New Vermont Bishop Named

Times Argus [Vermont]
March 4, 2005

BURLINGTON A longtime Rhode Island priest who has worked the last four years at the Vatican envoy's office in Washington has been selected by Pope John Paul II to be the new Roman Catholic bishop of Burlington.

Monsignor Salvatore R. Matano, 58, will serve as coadjutor, or assistant, bishop to the incumbent, Bishop Kenneth Angell, and then take over the Burlington Diocese, which includes all of Vermont, on Angell's retirement, scheduled for August after he turns 75.

"I have been given a great gift," Matano said at a Burlington news conference with Angell. "To be a bishop means to take the words of Jesus very seriously: 'Pick up your cross and follow me.'

"There are many challenges today which face the community of believers in the Catholic Church," he said, adding that "the bishop is looked to for guidance."

Angell has served as bishop of Vermont's 148,000 Roman Catholics since 1992, when he also came from a high-ranking post in the Rhode Island diocese. He said he knew Matano then and has great respect for him.

"I think he will be a loving father, brother," said Angell. "I think he will be a loving priest toward his people."

Matano will be ordained in his new role April 19. Angell will resign Aug. 3, his 75th birthday. Once the Vatican accepts Angell's resignation, Matano would then become bishop.

Matano was born in Providence and did his seminary studies at the Our Lady of Providence Seminary College in Warwick, R.I., and at the Pontifical Gregorian University in Rome.

He was ordained a priest in 1971 and served in several posts in the Diocese of Providence, including parish pastor, teacher at Our Lady of Providence Seminary High School, high-ranking administrator in the diocese and lecturer at Providence College at both the undergraduate and graduate levels.

In 2000, Matano moved to Washington, where he has served as secretary to the papal nuncio, who represents the Vatican in its dealings with the U.S. government. The nuncio, Archbishop Gabriel Montalvo, made the official announcement of Matano's appointment as Burlington bishop on Thursday.

Bishop Robert Mulvee of Providence issued a statement congratulating his longtime colleague on the appointment.

"Given his vast experience, there is no doubt that he will be a great help to Bishop Angell as he works with him and eventually succeeds him as bishop of Burlington," the statement said.

For many Vermonters Angell gave the Sept. 11, 2001, attacks on the United States a personal face. Angell's brother David Angell and his wife Lynn were in one of the planes that hit the World Trade Center in New York.

During his dozen years in Vermont, Angell has led the church's opposition to such emotional issues as abortion rights and civil unions.

But Angell said at the news conference that the most difficult challenge he faced in Vermont was leading the church during the revelations about the sexual abuse of children by priests.

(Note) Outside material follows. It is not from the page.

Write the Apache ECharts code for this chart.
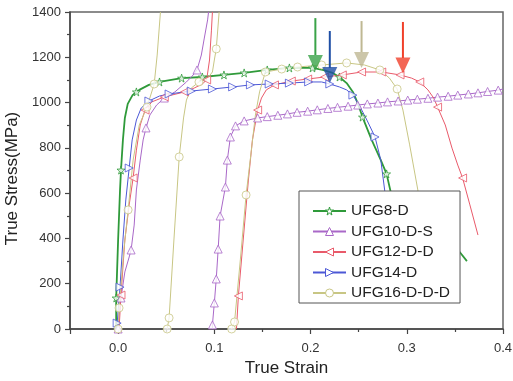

"People have been so shocked by all of this and it's a wonderful compliment to us really, in the sense that they expect so much more of us than anyone else and we shouldn't fail them," Angell said. "It's been very difficult and difficult for these priests too (who) have been in trouble.

"The victims first and foremost have my concern. After that I think of the priests how because of one, one little lapse or something, something terrible happened. I can't help but feel sorry for them. I decry what they did."

Matano also said the church was going through a challenging period. About 75 percent of Vermont Catholics do not participate in the life of the church, Matano said.

"That's significant. That means a lot of education has to continue and a lot of work does have to be done," Matano said.

"We are a people of hope. I mean we have had other times in the church's history when we've had difficulty but we have endured. It is probably the oldest institution in western civilization," Matano said. "So I have every hope that with the help and support of the people the ship will continue to sail and grow stronger."

Angell said that once he retires he expects to split his time between Vermont and Rhode Island.

"I am just happy that I will hopefully be able to retire and leave all of this in the capable hands of this new bishop," Angell said.